1 Dits sociaux, selon la juste réserve de D. Wolton : « C’est pourquoi, malgré l’immense progrès technique, le volume croissant d’information et l’accélération des interactions, l’incommunication constitue souvent l’horizon de la communication. Renversement complet par rapport au schéma politique et culturel qui domina pendant deux siècles et qui reposait sur l’idée de la continuité entre le message, la technique et le récepteur. Le village global est une réalité technique, mais pas un projet social, culturel et politique. » (Présentation de l’Institut des sciences de la communication, www.iscc.cnrs.fr, p. 1. Nous soulignons.)

2 G. Debord, La Société du spectacle, §8, Paris, 1967, repris dans Œuvres, Paris, 2006, p. 768. Voir §1 : « Toute la vie des sociétés dans lesquelles règnent les conditions modernes de production s’annonce comme une immense accumulation de spectacles. Tout ce qui était directement vécu s’est éloigné dans une représentation » (op. cit., p. 768). Voir §18 : « Là où le monde réel se change en simples images les simples images deviennent des êtres réels, et les motivations efficientes d’un comportement hypnotique » (op. cit., p. 770). Et §34 : « Le spectacle est le capital à un degré tel d’accumulation qu’il devient image » (op. cit., p. 775).

3 G. Deleuze, Différence et Répétition, Paris, 1968, p. 260. Ou : « Loin d’être indéterminé, le virtuel est complètement déterminé » (p. 270).

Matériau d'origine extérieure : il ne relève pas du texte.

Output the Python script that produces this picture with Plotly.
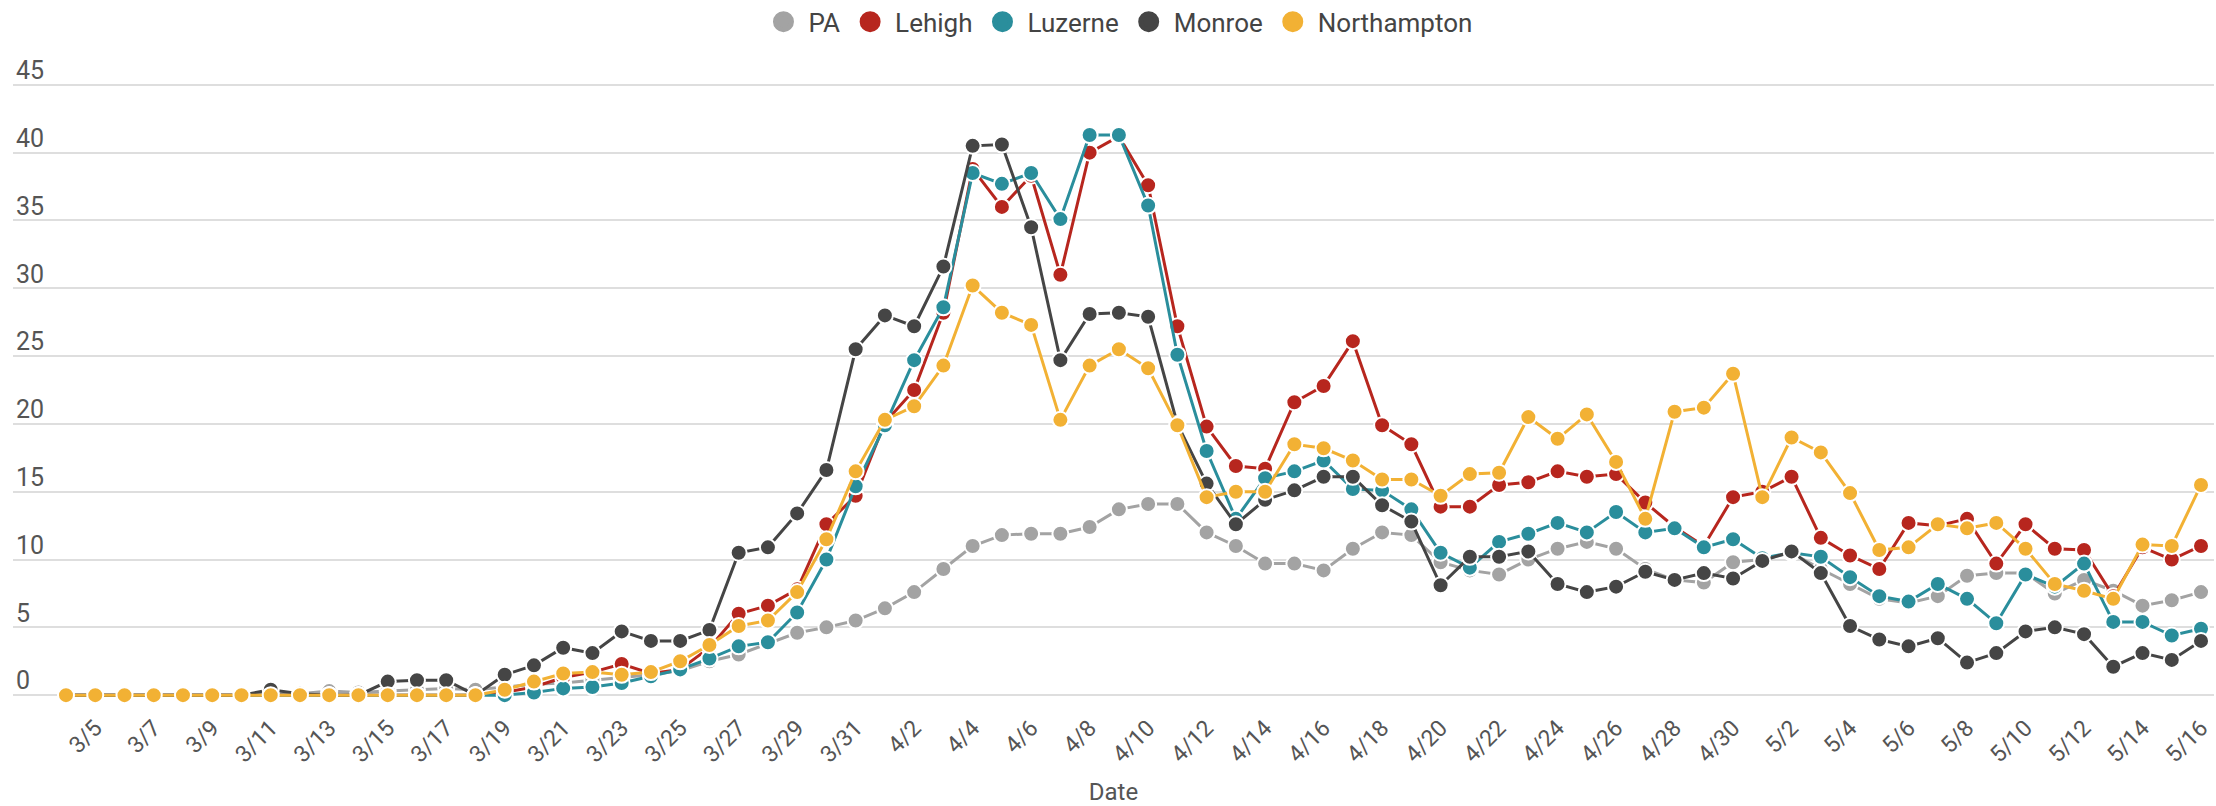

4 M. Heidegger, Être et Temps, §7.

5 G. Deleuze encore : « Ruineuse, toute hésitation entre le possible et le virtuel » (op. cit., p. 274). Debord le disait déjà à sa manière : « Le spectacle moderne exprime au contraire ce que la société peut faire, mais dans cette expression, le permis s’oppose absolument au possible » (La Société du spectacle, §25, p. 772).